Second, the open source/open architecture movement--which includes TRON, GNU/Linux, and FreeBSD--can actually create better standards than commercially oriented interests, and this is in spite of the fact that the various groups developing open source software and/or open architecture computer systems have considerably less money to spend on research and development. When it comes to standards, Unicode is not the first time the U.S. computer industry dropped the ball on character codes and encoding. When the U.S. computer industry created the ASCII character set back in the 1960s, it totally ignored the data processing needs of countries Western Europe, even though they use the same alphabet as the Americans. The developers of ASCII seem to have been focusing solely on a solution for the U.S. market at the time, and thus the ISO had to step in to develop a character set for Europeans. And then, of course, there was the Y2K problem, which was the result of trying save a little money because memory was expensive in early computer systems. The Y2K fiasco ended up costing a lot more money to fix than it ever saved.

Third, we learn here again the maxim about organizations that "once a bad idea takes hold, it is almost impossible to kill it off." The Unicode movement has been around so long now that a priesthood has come into being to propagate it throughout the world. Followers of Unicode object to anyone who voices complaints about it. Perhaps such people will write to me to tell me modern high-speed microprocessors have no problem handling the Unciode surrogates, but I live in Japan where low-power microprocessors predominate inside handheld devices where every calculation reduces precious battery power. Perhaps they will try to tell me that four-byte encodings are no big deal, since high-capacity hard disks are available at low cost. But what about fixed capacity CD-ROMs and low-capacity memory sticks that are scheduled for use in next generation cell-phones and even electronic books with minimal hardware resources? For every point, there is a counterpoint. It would be much better for the Unciode proponents to spend their time finishing their multilingual system, while the TRON Project finishes the TRON Multilingual Environment. Then, let the people of the world decide which one they want to use.
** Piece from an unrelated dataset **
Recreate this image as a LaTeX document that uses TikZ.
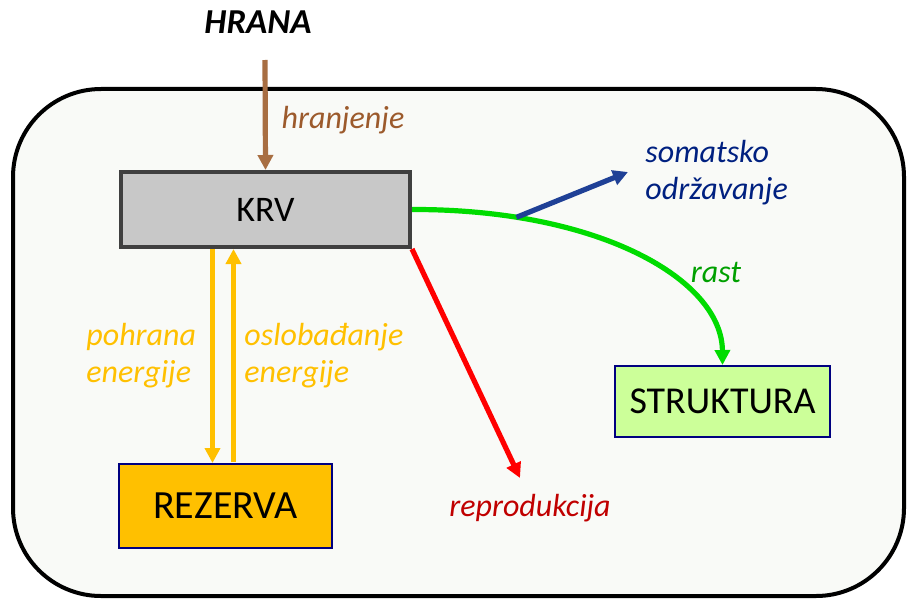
\documentclass[tikz,border=0pt]{standalone}
\usepackage{fontspec}
\setmainfont{Carlito}
\usepackage{xcolor}
\usetikzlibrary{arrows.meta,positioning,calc}
\definecolor{cellfill}{RGB}{249,250,247}
\definecolor{foodline}{RGB}{168,110,66}
\definecolor{foodtext}{RGB}{156,90,44}
\definecolor{krvfill}{RGB}{200,200,200}
\definecolor{krvline}{RGB}{64,64,64}
\definecolor{fatcol}{RGB}{255,192,0}
\definecolor{navyline}{RGB}{0,0,128}
\definecolor{strfill}{RGB}{204,255,153}
\definecolor{reprline}{RGB}{255,0,0}
\definecolor{reprtext}{RGB}{192,0,0}
\definecolor{growline}{RGB}{0,220,0}
\definecolor{growtext}{RGB}{0,160,0}
\definecolor{somaline}{RGB}{31,64,150}
\definecolor{somatext}{RGB}{0,32,128}

\begin{document}
\begin{tikzpicture}[x=0.5pt,y=-0.5pt,
  lbl/.style={inner sep=0pt,font=\itshape\fontsize{16}{18.5}\selectfont},
  box/.style={draw,inner sep=0pt,line width=1pt},
  flow/.style={line width=2.6pt,-{Triangle[width=7.5pt,length=7.5pt]}}]
  \useasboundingbox (0,0) rectangle (908,599);
  \draw[line width=2pt,fill=cellfill,rounded corners=44pt] (13,89) rectangle (904,596);

  \node[font=\bfseries\itshape\fontsize{17.5}{20}\selectfont] (hrana) at (258,22) {HRANA};
  \node[box,draw=krvline,line width=2pt,fill=krvfill,minimum width=144.5pt,minimum height=37.5pt,
        font=\fontsize{18}{20}\selectfont] (krv) at (265.5,209.5) {KRV};
  \node[box,draw=navyline,fill=fatcol,minimum width=106.5pt,minimum height=42pt,
        font=\fontsize{20}{22}\selectfont] (rez) at (225.5,506) {REZERVA};
  \node[box,draw=navyline,fill=strfill,minimum width=107.5pt,minimum height=35.5pt,
        font=\fontsize{19}{21}\selectfont] (str) at (722.5,401.5) {STRUKTURA};

  \coordinate (food) at (265,60);
  \coordinate (reprtip) at (520,478);
  \coordinate (somatip) at (628,172);

  % hranjenje
  \draw[flow,foodline] (food) -- (krv.north);
  \node[lbl,text=foodtext] (feed) at (343,120) {hranjenje};

  % pohrana / oslobadjanje
  \draw[flow,fatcol] ($(krv.south)+(-53,0)$) -- ($(rez.north)+(-13,0)$);
  \draw[flow,fatcol] ($(rez.north)+(8,-1)$) -- ($(krv.south)+(-32,0)$);
  \node[lbl,text=fatcol,align=left,anchor=west] (store) at (86,356) {pohrana\\energije};
  \node[lbl,text=fatcol,align=left,anchor=west] (release) at (244,356) {oslobađanje\\energije};

  % reprodukcija
  \draw[flow,reprline] (krv.south east) -- (reprtip);
  \node[lbl,text=reprtext] (repr) at (530,508) {reprodukcija};

  % rast i somatsko odrzavanje
  \draw[flow,growline] (krv.east) .. controls (600,209) and (722,280) .. (str.north)
    coordinate[pos=0.2] (split);
  \node[lbl,text=growtext] (grow) at (716,272) {rast};
  \draw[flow,somaline] (split) -- (somatip);
  \node[lbl,text=somatext,align=left,anchor=west] (soma) at (645,173) {somatsko\\održavanje};
\end{tikzpicture}
\end{document}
[1] John Dvorak. Dvorak Predicts: An Insider's Look at the Computer Industry, McGraw-Hill 1994, pp. 142-3.

[2] Collected Papers on BTRON Multilingual Processing with an Appended BTRON1 Introductory Operation Manual, TRON Association 1992.

[3] The University of Tokyo Research Group on the Construction of a Humanities Multilingual Text Processing System. Jimbun-kei takokugo tekisuto puroseshigu shisutemu-no koochiku-ni mukete [Toward the construction of a humanities multilingual text processing system], 1995, Unpublished Pamphlet, p. 16.

[4] Ken Whistler's comments in response to criticism of a Web article by Mr. Norman Goudry, "Why Unicode Won't Work on the Internet: Linguistic, Political, and Technical Limitations," on the deficiencies of Unicode can be read here: http://slashdot.org/features/01/06/06/0132203.shtml. In his comments, he states, "The effort is led by China, which has the greatest stakeholding in Han characters, of course, but Japan, Korea, Taiwan and the others are full participants, and their character requirements have not been neglected." Thus we learn belatedly of Unicode's Sinocentricity.

[5] In Unicode circles, UTF stands for "Unicode Transformation Format." Other Web sites, however, give "Universal Transformation Format" and "UCS Transformation Format." What UTFs are, and there are a lot of them, are methods for converting Unicode raw 16-bit data into binary encodings that will pass through communication networks without corruption. UTF-7 and UTF-8 are backward compatible with ASCII and ISO-8859-1, respectively, and UTF-16 is the default. Along with UTF-8, UTF-16 supports multibyte encodings. In addition, there are UTF-16LE (Little Endian), UTF-16BE (Big Endian), UTF-32, UTF-32LE, and UTF-32BE.

[6] Implementations of Unicode that support surrogates are apparently due in the middle of 2001. An answer in a FAQ at the Unicode Consortium Web states, "Since only private use characters are encoded as surrogates now, there is no market pressure for implementation yet. It will probably be around the middle of 2001 before surrogates are fully supported by a variety of platforms." Accordingly, my article, which was written at the end of 1998, was correct when it claimed that Unicode is a 16-bit code. Surrogate pairs were only on the drawing board at that time.

[7] It should be pointed out that the total number of usable character code points in Unicode is only 1,112,064, since the surrogate character code points are only used for combining (i.e., 65,536-2,048+1,048,576=1,112,064 usable character code points.

[8] For people who do not know East Asian languages, it should be pointed out that having enough character code points to record all the Chinese idoegraphs used in Japan, for example, is not enough. A powerful character search utility is also needed to quickly find the character you are looking for or to obtain information about a character you do not know. Both the Konjaku Mojikyo and GT Shotai Font unabridged kanji characters sets have such a search utility, which is why they are quickly gaining acceptance among Japanese personal computer users.